● INFORMATION PROVIDED:
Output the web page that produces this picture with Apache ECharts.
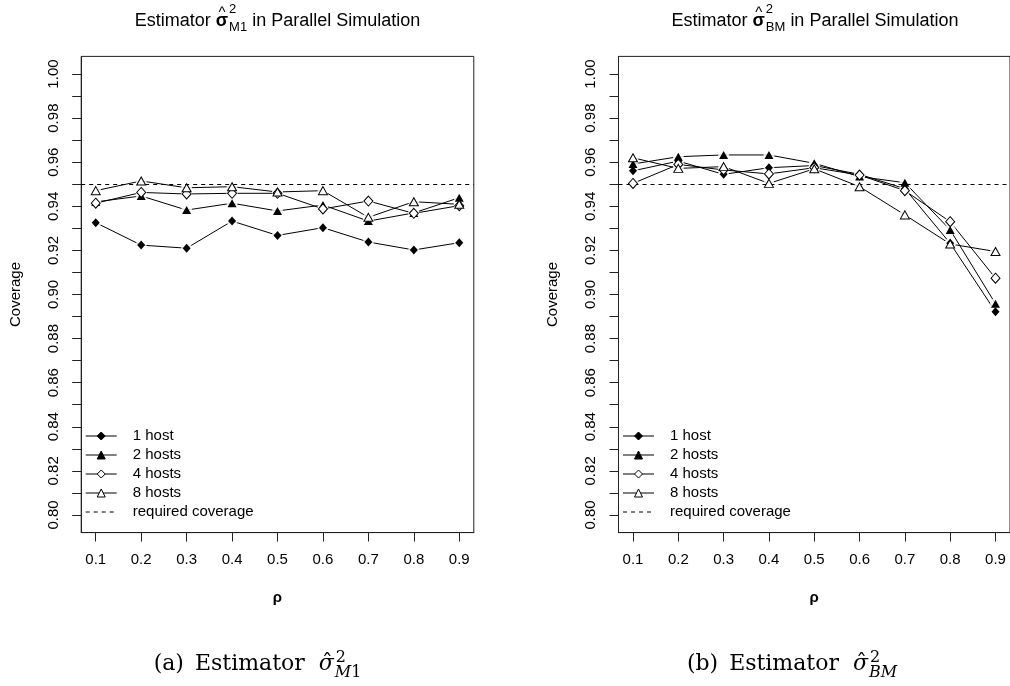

---

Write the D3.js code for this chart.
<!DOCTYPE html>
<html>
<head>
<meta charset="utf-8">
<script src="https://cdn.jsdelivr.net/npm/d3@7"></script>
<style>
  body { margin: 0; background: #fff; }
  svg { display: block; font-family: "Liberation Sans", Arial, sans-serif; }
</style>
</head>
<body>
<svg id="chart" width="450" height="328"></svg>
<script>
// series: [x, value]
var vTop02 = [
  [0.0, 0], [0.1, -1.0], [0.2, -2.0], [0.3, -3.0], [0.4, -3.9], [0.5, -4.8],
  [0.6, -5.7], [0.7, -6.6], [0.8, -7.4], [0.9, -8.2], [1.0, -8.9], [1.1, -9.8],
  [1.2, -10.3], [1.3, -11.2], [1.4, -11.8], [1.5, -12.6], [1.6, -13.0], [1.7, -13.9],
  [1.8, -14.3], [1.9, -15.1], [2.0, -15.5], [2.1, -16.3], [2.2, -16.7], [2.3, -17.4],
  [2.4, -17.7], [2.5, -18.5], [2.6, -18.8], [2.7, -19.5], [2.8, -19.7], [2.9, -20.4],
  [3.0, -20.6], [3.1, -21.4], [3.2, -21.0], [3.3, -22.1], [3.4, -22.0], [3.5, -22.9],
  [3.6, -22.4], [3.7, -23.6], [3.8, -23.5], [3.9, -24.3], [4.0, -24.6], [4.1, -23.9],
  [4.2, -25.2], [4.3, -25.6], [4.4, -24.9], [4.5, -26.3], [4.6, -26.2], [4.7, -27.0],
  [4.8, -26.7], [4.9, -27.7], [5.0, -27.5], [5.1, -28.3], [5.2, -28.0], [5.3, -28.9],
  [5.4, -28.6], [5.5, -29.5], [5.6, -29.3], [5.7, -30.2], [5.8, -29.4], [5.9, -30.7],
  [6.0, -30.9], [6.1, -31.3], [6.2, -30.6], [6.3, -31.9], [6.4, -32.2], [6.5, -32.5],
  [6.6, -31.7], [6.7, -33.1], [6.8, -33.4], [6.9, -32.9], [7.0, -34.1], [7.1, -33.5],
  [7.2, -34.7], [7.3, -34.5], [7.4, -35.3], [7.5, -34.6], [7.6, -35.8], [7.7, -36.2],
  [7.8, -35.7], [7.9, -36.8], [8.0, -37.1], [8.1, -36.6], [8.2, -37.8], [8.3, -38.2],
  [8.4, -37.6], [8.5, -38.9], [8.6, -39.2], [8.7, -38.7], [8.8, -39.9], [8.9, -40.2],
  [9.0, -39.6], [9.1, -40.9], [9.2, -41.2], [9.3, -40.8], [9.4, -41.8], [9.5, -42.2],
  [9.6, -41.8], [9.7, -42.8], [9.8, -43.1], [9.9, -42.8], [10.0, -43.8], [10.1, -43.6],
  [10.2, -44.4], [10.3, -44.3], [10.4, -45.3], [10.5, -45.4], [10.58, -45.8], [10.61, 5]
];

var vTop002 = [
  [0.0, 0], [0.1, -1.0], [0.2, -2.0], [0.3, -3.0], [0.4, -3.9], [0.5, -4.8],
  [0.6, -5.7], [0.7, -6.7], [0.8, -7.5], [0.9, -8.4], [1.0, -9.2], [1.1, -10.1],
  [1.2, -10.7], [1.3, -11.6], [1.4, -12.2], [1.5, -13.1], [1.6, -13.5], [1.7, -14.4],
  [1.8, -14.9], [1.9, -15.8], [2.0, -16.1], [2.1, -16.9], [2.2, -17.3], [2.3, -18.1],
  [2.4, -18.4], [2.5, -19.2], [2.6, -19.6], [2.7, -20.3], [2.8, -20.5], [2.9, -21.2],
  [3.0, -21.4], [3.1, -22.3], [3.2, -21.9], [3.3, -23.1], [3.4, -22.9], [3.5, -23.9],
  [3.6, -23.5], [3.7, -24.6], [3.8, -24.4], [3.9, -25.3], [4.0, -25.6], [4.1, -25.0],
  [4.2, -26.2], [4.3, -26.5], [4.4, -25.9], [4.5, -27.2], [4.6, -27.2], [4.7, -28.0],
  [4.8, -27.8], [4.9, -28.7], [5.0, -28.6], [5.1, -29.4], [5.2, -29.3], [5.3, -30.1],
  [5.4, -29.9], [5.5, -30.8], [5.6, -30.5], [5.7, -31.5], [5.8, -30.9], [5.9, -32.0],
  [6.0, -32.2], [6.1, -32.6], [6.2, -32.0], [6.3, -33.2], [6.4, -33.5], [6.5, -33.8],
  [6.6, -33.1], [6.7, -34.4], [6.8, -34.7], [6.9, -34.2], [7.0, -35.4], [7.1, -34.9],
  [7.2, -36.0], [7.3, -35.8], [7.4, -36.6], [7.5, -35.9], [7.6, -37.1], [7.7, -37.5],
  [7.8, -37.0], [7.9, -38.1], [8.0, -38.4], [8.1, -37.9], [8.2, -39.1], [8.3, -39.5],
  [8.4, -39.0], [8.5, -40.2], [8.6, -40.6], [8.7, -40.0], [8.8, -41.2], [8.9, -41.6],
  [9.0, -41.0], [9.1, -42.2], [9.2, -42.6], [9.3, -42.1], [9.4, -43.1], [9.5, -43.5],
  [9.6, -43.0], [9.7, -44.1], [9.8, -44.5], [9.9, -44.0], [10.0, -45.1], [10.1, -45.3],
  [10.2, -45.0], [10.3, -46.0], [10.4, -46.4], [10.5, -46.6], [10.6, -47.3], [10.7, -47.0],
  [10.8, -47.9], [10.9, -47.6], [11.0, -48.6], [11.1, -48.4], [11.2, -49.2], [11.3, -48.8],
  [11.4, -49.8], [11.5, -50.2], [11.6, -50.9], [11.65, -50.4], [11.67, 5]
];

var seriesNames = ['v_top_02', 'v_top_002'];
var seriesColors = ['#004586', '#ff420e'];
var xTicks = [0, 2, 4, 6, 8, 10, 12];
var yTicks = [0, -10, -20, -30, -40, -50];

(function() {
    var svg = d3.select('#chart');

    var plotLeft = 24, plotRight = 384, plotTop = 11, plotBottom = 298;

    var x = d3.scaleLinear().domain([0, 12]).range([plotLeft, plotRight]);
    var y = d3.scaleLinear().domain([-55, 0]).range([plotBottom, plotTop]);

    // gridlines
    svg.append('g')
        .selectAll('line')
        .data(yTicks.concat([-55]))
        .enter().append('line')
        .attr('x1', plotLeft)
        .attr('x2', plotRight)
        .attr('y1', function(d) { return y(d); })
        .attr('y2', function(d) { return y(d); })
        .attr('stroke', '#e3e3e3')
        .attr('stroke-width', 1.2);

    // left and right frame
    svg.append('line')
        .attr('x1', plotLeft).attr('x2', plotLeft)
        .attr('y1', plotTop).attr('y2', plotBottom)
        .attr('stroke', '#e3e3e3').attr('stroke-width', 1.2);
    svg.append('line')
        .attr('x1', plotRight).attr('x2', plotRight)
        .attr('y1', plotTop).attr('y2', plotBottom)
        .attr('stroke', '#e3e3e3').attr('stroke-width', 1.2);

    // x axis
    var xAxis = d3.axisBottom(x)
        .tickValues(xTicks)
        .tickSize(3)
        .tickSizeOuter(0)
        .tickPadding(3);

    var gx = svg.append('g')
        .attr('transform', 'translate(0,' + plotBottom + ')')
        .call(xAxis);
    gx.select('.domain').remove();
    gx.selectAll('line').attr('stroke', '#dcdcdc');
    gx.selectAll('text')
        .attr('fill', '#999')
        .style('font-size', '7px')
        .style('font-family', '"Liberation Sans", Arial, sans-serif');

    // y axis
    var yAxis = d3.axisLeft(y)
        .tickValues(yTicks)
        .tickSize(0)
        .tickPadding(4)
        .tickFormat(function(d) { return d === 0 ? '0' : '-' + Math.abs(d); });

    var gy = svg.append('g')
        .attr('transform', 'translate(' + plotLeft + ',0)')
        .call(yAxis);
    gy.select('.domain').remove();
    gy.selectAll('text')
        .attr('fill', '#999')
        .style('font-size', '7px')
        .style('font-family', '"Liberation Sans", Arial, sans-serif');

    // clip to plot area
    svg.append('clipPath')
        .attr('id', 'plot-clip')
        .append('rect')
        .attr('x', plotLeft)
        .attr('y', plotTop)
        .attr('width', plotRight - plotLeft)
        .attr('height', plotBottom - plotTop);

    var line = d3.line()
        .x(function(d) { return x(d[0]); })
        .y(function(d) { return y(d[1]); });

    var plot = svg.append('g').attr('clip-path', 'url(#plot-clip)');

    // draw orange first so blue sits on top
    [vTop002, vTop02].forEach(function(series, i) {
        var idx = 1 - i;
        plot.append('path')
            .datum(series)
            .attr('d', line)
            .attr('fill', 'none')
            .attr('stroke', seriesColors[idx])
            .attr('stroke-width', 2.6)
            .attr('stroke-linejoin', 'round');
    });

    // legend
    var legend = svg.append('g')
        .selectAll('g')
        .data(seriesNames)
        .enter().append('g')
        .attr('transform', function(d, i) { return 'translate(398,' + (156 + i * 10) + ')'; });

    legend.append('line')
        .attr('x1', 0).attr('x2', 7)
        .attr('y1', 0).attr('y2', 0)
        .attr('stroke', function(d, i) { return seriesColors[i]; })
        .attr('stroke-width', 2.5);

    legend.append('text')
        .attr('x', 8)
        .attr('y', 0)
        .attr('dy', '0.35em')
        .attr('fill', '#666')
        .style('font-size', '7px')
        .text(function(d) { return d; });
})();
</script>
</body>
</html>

● GIVEN INSTRUCTION: Look through the records and gather every line containing "this".

● RESPONSE BELOW:
Output the web page that produces this picture with Apache ECharts.
Write the D3.js code for this chart.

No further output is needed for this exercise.